I race to the service desk along with everyone else in the packed gate to try to rearrange my flights. (Am I going to have to start boxing soldiers and Trump supporters??) The guy at the desk is insanely under-qualified for this job and is drowning - I finally get to the front of the line and he tells me that there are no flights at all – anywhere – for anything. The earliest I will be getting to the bay will be Sunday night! This means I will be missing my gig with my band at the Saloon and all the Father’s day plans that Mel had been planning. My plans are now officially way more important than everyone else’s plans! My blood can’t take much more, especially with this inept guy behind the counter. At one point I actually see an available flight on his screen! He hits a button on his keyboard and it vanishes!
“Oops, it just disappeared. Sorry, sir, there’s nothing I can do.”
I start speaking through a clenched jaw
“So, I’m stranded here at your airport until Sunday?” (it's Friday evening).
“I’m afraid so.”
“Can you help me find a hotel?”
“Sorry sir, all hotel rooms are booked.
I go back to my seat at the gate pretty fuming mad. I calm down and start to think. Why the hell don’t I just go to the Southwest website and book the flight myself? Two days of sleep deprivation denied me that logic - I open my laptop and go to the Southwest website - there is one flight available! - it goes through Chicago and lands in Oakland by midnight - my weekend is saved!

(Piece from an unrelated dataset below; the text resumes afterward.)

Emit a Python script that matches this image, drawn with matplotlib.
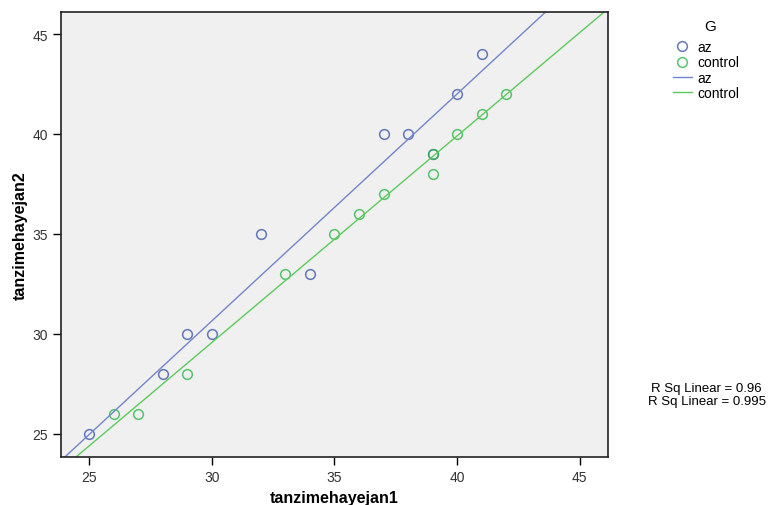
import matplotlib.pyplot as plt
import numpy as np

plt.rcParams['font.family'] = ['Liberation Sans', 'DejaVu Sans']

# data; az (39,39) sits under the control circle
az_x = [25, 28, 29, 30, 32, 34, 37, 38, 39, 40, 41]
az_y = [25, 28, 30, 30, 35, 33, 40, 40, 39, 42, 44]
ctrl_x = [26, 27, 29, 33, 35, 36, 37, 39, 39, 40, 41, 42]
ctrl_y = [26, 26, 28, 33, 35, 36, 37, 39, 38, 40, 41, 42]
groups = ["az", "control"]
rsq = ["0.96", "0.995"]
ticks = [25, 30, 35, 40, 45]

c_az = "#3E58AC"
c_ctrl = "#2EB848"
c_az_line = "#7385CC"
c_ctrl_line = "#5CCB5C"

fig = plt.figure(figsize=(7.74, 5.06), dpi=100)
ax = fig.add_axes([0.0788, 0.0949, 0.7067, 0.8794])
ax.set_facecolor("#F0F0F0")

xlim = (23.85, 46.15)
ylim = (23.85, 46.1)

h1, = ax.plot(az_x, az_y, "o", mfc="none", mec=c_az, mew=1.1, ms=7, alpha=0.8, ls="none")
h2, = ax.plot(ctrl_x, ctrl_y, "o", mfc="none", mec=c_ctrl, mew=1.1, ms=7, alpha=0.8, ls="none")

xx = np.array(xlim)
p1 = np.polyfit(az_x, az_y, 1)
p2 = np.polyfit(ctrl_x, ctrl_y, 1)
l1, = ax.plot(xx, np.polyval(p1, xx), color=c_az_line, lw=1)
l2, = ax.plot(xx, np.polyval(p2, xx), color=c_ctrl_line, lw=1)

ax.set_xlim(xlim)
ax.set_ylim(ylim)
ax.set_xticks(ticks)
ax.set_yticks(ticks)
ax.tick_params(direction="out", length=6, width=1, labelsize=10, labelcolor="#333333")
for s in ax.spines.values():
    s.set_linewidth(1.2)
    s.set_color("#222222")

ax.set_xlabel("tanzimehayejan1", fontsize=11.5, fontweight="bold")
ax.set_ylabel("tanzimehayejan2", fontsize=11.5, fontweight="bold")
ax.xaxis.set_label_coords(0.5, -0.074)
ax.yaxis.set_label_coords(-0.06, 0.5)

fig.text(0.917, 0.947, "G", ha="center", va="center", fontsize=11)
fig.legend([h1, h2, l1, l2], groups + groups,
           loc="upper left", bbox_to_anchor=(0.86, 0.932), frameon=False,
           fontsize=10, handlelength=1.4, handletextpad=0.35,
           labelspacing=0.08, borderpad=0)

fig.text(0.913, 0.226, "R Sq Linear = " + rsq[0], ha="center", fontsize=9.5)
fig.text(0.913, 0.200, "R Sq Linear = " + rsq[1], ha="center", fontsize=9.5)

fig.savefig("out.png", dpi=100)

More bad weather - I sit in the Norfolk gate for five hours awash in soldiers, Fox news, sports, more screaming kids, and surrounded by wall hangings of battleships
We finally board an aircraft - any will do at this point
I land in Chicago and my flight to Oakland is delayed until the next morning at 9:30 due to more bad weather. Again I get flushed out into a deserted airport - again, no love, no information - I pull out my laptop - again no rooms! An $18 dollar stale hotdog is the only dinner option. I try to sleep and wait for the flight that gets me to Oakland at 3:00 - my band starts playing at 4:00. There really is no sleeping in this type of situation. You are made to feel homeless and are treated as such. I try to contort myself into a camp setup of gate chairs and sweatshirts that ends in a crumpled spine and sharp pains in critical places - a cacophony of vacuum cleaners and cleaning staff never ends
A very loud and creepy audio tape loop echoes through the concourse to no one
“Caution, the moving walkway is ending.”
“Caution, the moving walkway is ending.”
“Caution, the moving walkway is ending.”
There was no escaping it, and it works into the twitchy half-dream state that my mind is collapsing into.
I try to move to another gate to get away from the ubiquitous and eerie recording - my exhaustion is turning the entire scene into a Freddy Kruger nightmare as I stagger from gate to gate - then I notice the horrid truth - THE WALKWAYS WEREN’T EVEN MOVING! THERE WAS NOBODY TO CHOKE!
I finally give up on sleep at around 5:30 am when the coffee huts started opening, and eat an $8 dollar egg sandwich. Again the terminal is a mob due to delayed flights - I’m too frazzled to even give a shit
I catch the 9:30 flight and, again, have an extremely turbulent ride across the country stuck in the middle seat between very large ugly Americans.
After a very pricey Lyft out of Oakland, I make the gig at the Saloon in North Beach a half-hour late and play my heart out!!
After the show I eat a North Beach steak and go home to my wife and children - I have nothing left to give.
Happy Father’s Day
Will airports ever be the same?
In due time, my friends. In due time.